-------- DATA TO USE
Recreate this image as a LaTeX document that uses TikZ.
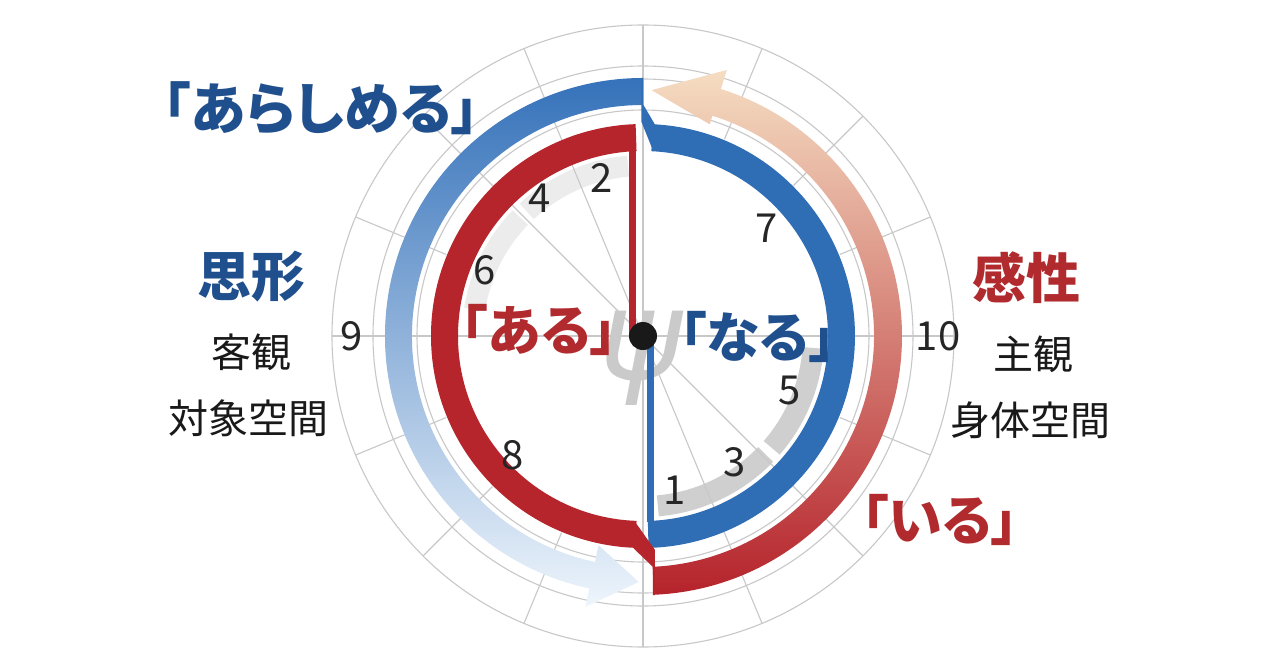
\documentclass[tikz,border=0pt]{standalone}
\usepackage{fontspec}
\setmainfont{Noto Sans CJK JP}
\newfontfamily\jpfont[RawFeature=+palt]{Noto Sans CJK JP}
\newfontfamily\psifont{DejaVu Sans}

\definecolor{textblue}{HTML}{204F8E}
\definecolor{textred}{HTML}{B02A2E}
\definecolor{bandblue}{HTML}{2F6DB5}
\definecolor{bandred}{HTML}{B7252C}
\definecolor{gridgray}{HTML}{C8C8C8}
\definecolor{darkband}{HTML}{CFCFCF}
\definecolor{lightband}{HTML}{ECECEC}
\definecolor{psigray}{HTML}{CACACA}
\definecolor{bluetop}{HTML}{3572BA}
\definecolor{bluemid}{HTML}{6A9FD4}
\definecolor{bluebottom}{HTML}{EEF5FC}
\definecolor{redbottom}{HTML}{B5232B}
\definecolor{redmid}{HTML}{DD9283}
\definecolor{redtop}{HTML}{F5DDC2}

\tikzstyle{gridline}=[draw=gridgray,line width=1.1pt]
\tikzstyle{grayband}=[line width=21pt]
\tikzstyle{numlabel}=[font=\fontsize{40}{40}\selectfont,text=black!85,inner sep=0pt]
\tikzstyle{titleblue}=[font=\jpfont\bfseries\fontsize{54}{54}\selectfont,text=textblue,inner sep=0pt]
\tikzstyle{titlered}=[font=\jpfont\bfseries\fontsize{54}{54}\selectfont,text=textred,inner sep=0pt]
\tikzstyle{termblue}=[font=\jpfont\bfseries\fontsize{54}{54}\selectfont,text=textblue,inner sep=0pt]
\tikzstyle{termred}=[font=\jpfont\bfseries\fontsize{54}{54}\selectfont,text=textred,inner sep=0pt]
\tikzstyle{subtext}=[font=\fontsize{40}{40}\selectfont,text=black!90,inner sep=0pt]
\tikzstyle{centerdot}=[circle,fill=black!90,minimum size=28pt,inner sep=0pt]

\begin{document}
\begin{tikzpicture}[x=1pt,y=1pt]
\useasboundingbox[fill=white] (-643,-334) rectangle (637,336);

% gray inner bands
\draw[grayband,lightband] (95:170.5) arc[start angle=95,end angle=133,radius=170.5pt];
\draw[grayband,lightband] (136:170.5) arc[start angle=136,end angle=171,radius=170.5pt];
\draw[grayband,darkband] (-85:170.5) arc[start angle=-85,end angle=-44,radius=170.5pt];
\draw[grayband,darkband] (-41:170.5) arc[start angle=-41,end angle=-4,radius=170.5pt];

% grid
\draw[gridline] (0,0) circle (311pt);
\draw[gridline] (0,0) circle (270pt);
\draw[gridline] (0,0) circle (257pt);
\draw[gridline] (0,0) circle (226pt);
\foreach \a in {0,22.5,...,337.5}
  \draw[gridline] (\a:213) -- (\a:311);
\draw[gridline] (90:311) -- (270:311);
\draw[gridline] (0:311) -- (180:311);
\draw[gridline] (112.5:213) -- (292.5:213);
\draw[gridline] (135:213) -- (315:213);

\node[text=psigray,font=\psifont\itshape\fontsize{125}{125}\selectfont,inner sep=0pt] (psi) at (-2,-22) {ψ};

% outer blue band (arashimeru)
\shade[top color=bluetop,middle color=bluemid,bottom color=bluebottom]
  (90:258) arc[start angle=90,end angle=258,radius=258pt] -- (258:277) -- (269:246)
  -- (258:214) -- (258:231) arc[start angle=258,end angle=90,radius=231pt] -- cycle;

% outer red band (iru)
\shade[top color=redtop,middle color=redmid,bottom color=redbottom]
  (-87.6:259) arc[start angle=-87.6,end angle=72.5,radius=259pt] -- (72.5:279) -- (88:246)
  -- (72.5:222) -- (72.5:231) arc[start angle=72.5,end angle=-87.6,radius=231pt] -- cycle;

% inner bands
\fill[bandblue] (87.4:212) arc[start angle=87.4,end angle=-88.5,radius=212pt]
  -- (-88.5:185) arc[start angle=-88.5,end angle=87.4,radius=185pt] -- cycle;
\fill[bandred] (92:212) arc[start angle=92,end angle=268,radius=212pt]
  -- (268:185) arc[start angle=268,end angle=92,radius=185pt] -- cycle;

% steps
\fill[bandblue] (0.5,258) -- (0.5,231) -- (86.8:212) -- (86.8:185) -- (-1.5,214) -- (-1.5,258) -- cycle;
\fill[bandred] (10,-259) -- (10,-231) -- (267.3:212) -- (267.3:185) -- (12,-214) -- (12,-259) -- cycle;

% lines to the centre
\coordinate (O) at (0,0);
\coordinate (RTOP) at (-10.5,186);
\coordinate (BBOT) at (8,-186);
\draw[bandred,line width=7pt] (RTOP) -- (RTOP |- O);
\draw[bandblue,line width=7pt] (BBOT) -- (BBOT |- O);
\node[centerdot] (dot) at (O) {};

% numbers
\node[numlabel] (n1) at (32,-154) {1};
\node[numlabel] (n2) at (-41,158) {2};
\node[numlabel] (n3) at (92,-126) {3};
\node[numlabel] (n4) at (-103,138) {4};
\node[numlabel] (n5) at (147,-54) {5};
\node[numlabel] (n6) at (-158,66) {6};
\node[numlabel] (n7) at (124,108) {7};
\node[numlabel] (n8) at (-130,-119) {8};
\node[numlabel] (n9) at (-291,0) {9};
\node[numlabel] (n10) at (295,0) {10};

% terms
\node[termred] (aru) at (-104,6) {「ある」};
\node[termblue] (naru) at (115,-1) {「なる」};
\node[termred] (iru) at (297,-184) {「いる」};
\node[termblue,font=\jpfont\bfseries\fontsize{56}{56}\selectfont] (arashimeru) at (-322,228) {「あらしめる」};

% side texts
\node[titleblue] (shikei) at (-391,59) {思形};
\node[subtext] (kyakkan) at (-391,-16) {客観};
\node[subtext] (taisho) at (-394,-82) {対象空間};
\node[titlered] (kansei) at (383,58) {感性};
\node[subtext] (shukan) at (390,-18) {主観};
\node[subtext] (shintai) at (387,-84) {身体空間};

\end{tikzpicture}
\end{document}
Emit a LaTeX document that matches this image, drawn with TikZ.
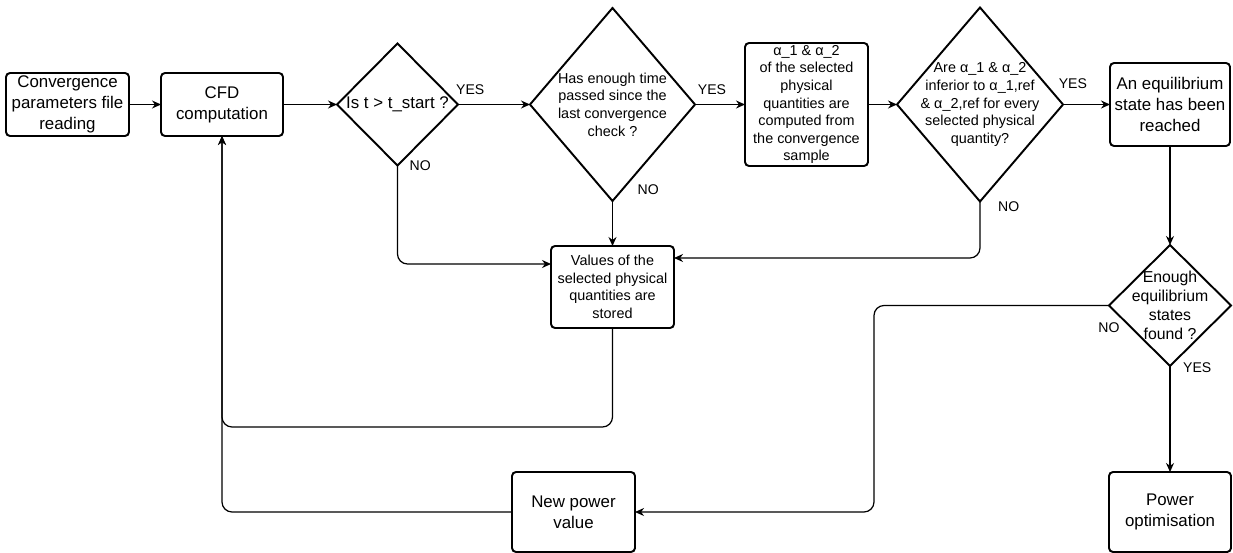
----------------
- REQUIRED WORK
Copy each line above precisely, dropping the pictures.

- FINAL RESULT
Recreate this image as a LaTeX document that uses TikZ.
\documentclass[tikz,border=0pt]{standalone}
\usepackage{fontspec}
\setmainfont{Noto Sans CJK JP}
\newfontfamily\jpfont[RawFeature=+palt]{Noto Sans CJK JP}
\newfontfamily\psifont{DejaVu Sans}

\definecolor{textblue}{HTML}{204F8E}
\definecolor{textred}{HTML}{B02A2E}
\definecolor{bandblue}{HTML}{2F6DB5}
\definecolor{bandred}{HTML}{B7252C}
\definecolor{gridgray}{HTML}{C8C8C8}
\definecolor{darkband}{HTML}{CFCFCF}
\definecolor{lightband}{HTML}{ECECEC}
\definecolor{psigray}{HTML}{CACACA}
\definecolor{bluetop}{HTML}{3572BA}
\definecolor{bluemid}{HTML}{6A9FD4}
\definecolor{bluebottom}{HTML}{EEF5FC}
\definecolor{redbottom}{HTML}{B5232B}
\definecolor{redmid}{HTML}{DD9283}
\definecolor{redtop}{HTML}{F5DDC2}

\tikzstyle{gridline}=[draw=gridgray,line width=1.1pt]
\tikzstyle{grayband}=[line width=21pt]
\tikzstyle{numlabel}=[font=\fontsize{40}{40}\selectfont,text=black!85,inner sep=0pt]
\tikzstyle{titleblue}=[font=\jpfont\bfseries\fontsize{54}{54}\selectfont,text=textblue,inner sep=0pt]
\tikzstyle{titlered}=[font=\jpfont\bfseries\fontsize{54}{54}\selectfont,text=textred,inner sep=0pt]
\tikzstyle{termblue}=[font=\jpfont\bfseries\fontsize{54}{54}\selectfont,text=textblue,inner sep=0pt]
\tikzstyle{termred}=[font=\jpfont\bfseries\fontsize{54}{54}\selectfont,text=textred,inner sep=0pt]
\tikzstyle{subtext}=[font=\fontsize{40}{40}\selectfont,text=black!90,inner sep=0pt]
\tikzstyle{centerdot}=[circle,fill=black!90,minimum size=28pt,inner sep=0pt]

\begin{document}
\begin{tikzpicture}[x=1pt,y=1pt]
\useasboundingbox[fill=white] (-643,-334) rectangle (637,336);

% gray inner bands
\draw[grayband,lightband] (95:170.5) arc[start angle=95,end angle=133,radius=170.5pt];
\draw[grayband,lightband] (136:170.5) arc[start angle=136,end angle=171,radius=170.5pt];
\draw[grayband,darkband] (-85:170.5) arc[start angle=-85,end angle=-44,radius=170.5pt];
\draw[grayband,darkband] (-41:170.5) arc[start angle=-41,end angle=-4,radius=170.5pt];

% grid
\draw[gridline] (0,0) circle (311pt);
\draw[gridline] (0,0) circle (270pt);
\draw[gridline] (0,0) circle (257pt);
\draw[gridline] (0,0) circle (226pt);
\foreach \a in {0,22.5,...,337.5}
  \draw[gridline] (\a:213) -- (\a:311);
\draw[gridline] (90:311) -- (270:311);
\draw[gridline] (0:311) -- (180:311);
\draw[gridline] (112.5:213) -- (292.5:213);
\draw[gridline] (135:213) -- (315:213);

\node[text=psigray,font=\psifont\itshape\fontsize{125}{125}\selectfont,inner sep=0pt] (psi) at (-2,-22) {ψ};

% outer blue band (arashimeru)
\shade[top color=bluetop,middle color=bluemid,bottom color=bluebottom]
  (90:258) arc[start angle=90,end angle=258,radius=258pt] -- (258:277) -- (269:246)
  -- (258:214) -- (258:231) arc[start angle=258,end angle=90,radius=231pt] -- cycle;

% outer red band (iru)
\shade[top color=redtop,middle color=redmid,bottom color=redbottom]
  (-87.6:259) arc[start angle=-87.6,end angle=72.5,radius=259pt] -- (72.5:279) -- (88:246)
  -- (72.5:222) -- (72.5:231) arc[start angle=72.5,end angle=-87.6,radius=231pt] -- cycle;

% inner bands
\fill[bandblue] (87.4:212) arc[start angle=87.4,end angle=-88.5,radius=212pt]
  -- (-88.5:185) arc[start angle=-88.5,end angle=87.4,radius=185pt] -- cycle;
\fill[bandred] (92:212) arc[start angle=92,end angle=268,radius=212pt]
  -- (268:185) arc[start angle=268,end angle=92,radius=185pt] -- cycle;

% steps
\fill[bandblue] (0.5,258) -- (0.5,231) -- (86.8:212) -- (86.8:185) -- (-1.5,214) -- (-1.5,258) -- cycle;
\fill[bandred] (10,-259) -- (10,-231) -- (267.3:212) -- (267.3:185) -- (12,-214) -- (12,-259) -- cycle;

% lines to the centre
\coordinate (O) at (0,0);
\coordinate (RTOP) at (-10.5,186);
\coordinate (BBOT) at (8,-186);
\draw[bandred,line width=7pt] (RTOP) -- (RTOP |- O);
\draw[bandblue,line width=7pt] (BBOT) -- (BBOT |- O);
\node[centerdot] (dot) at (O) {};

% numbers
\node[numlabel] (n1) at (32,-154) {1};
\node[numlabel] (n2) at (-41,158) {2};
\node[numlabel] (n3) at (92,-126) {3};
\node[numlabel] (n4) at (-103,138) {4};
\node[numlabel] (n5) at (147,-54) {5};
\node[numlabel] (n6) at (-158,66) {6};
\node[numlabel] (n7) at (124,108) {7};
\node[numlabel] (n8) at (-130,-119) {8};
\node[numlabel] (n9) at (-291,0) {9};
\node[numlabel] (n10) at (295,0) {10};

% terms
\node[termred] (aru) at (-104,6) {「ある」};
\node[termblue] (naru) at (115,-1) {「なる」};
\node[termred] (iru) at (297,-184) {「いる」};
\node[termblue,font=\jpfont\bfseries\fontsize{56}{56}\selectfont] (arashimeru) at (-322,228) {「あらしめる」};

% side texts
\node[titleblue] (shikei) at (-391,59) {思形};
\node[subtext] (kyakkan) at (-391,-16) {客観};
\node[subtext] (taisho) at (-394,-82) {対象空間};
\node[titlered] (kansei) at (383,58) {感性};
\node[subtext] (shukan) at (390,-18) {主観};
\node[subtext] (shintai) at (387,-84) {身体空間};

\end{tikzpicture}
\end{document}
Emit a LaTeX document that matches this image, drawn with TikZ.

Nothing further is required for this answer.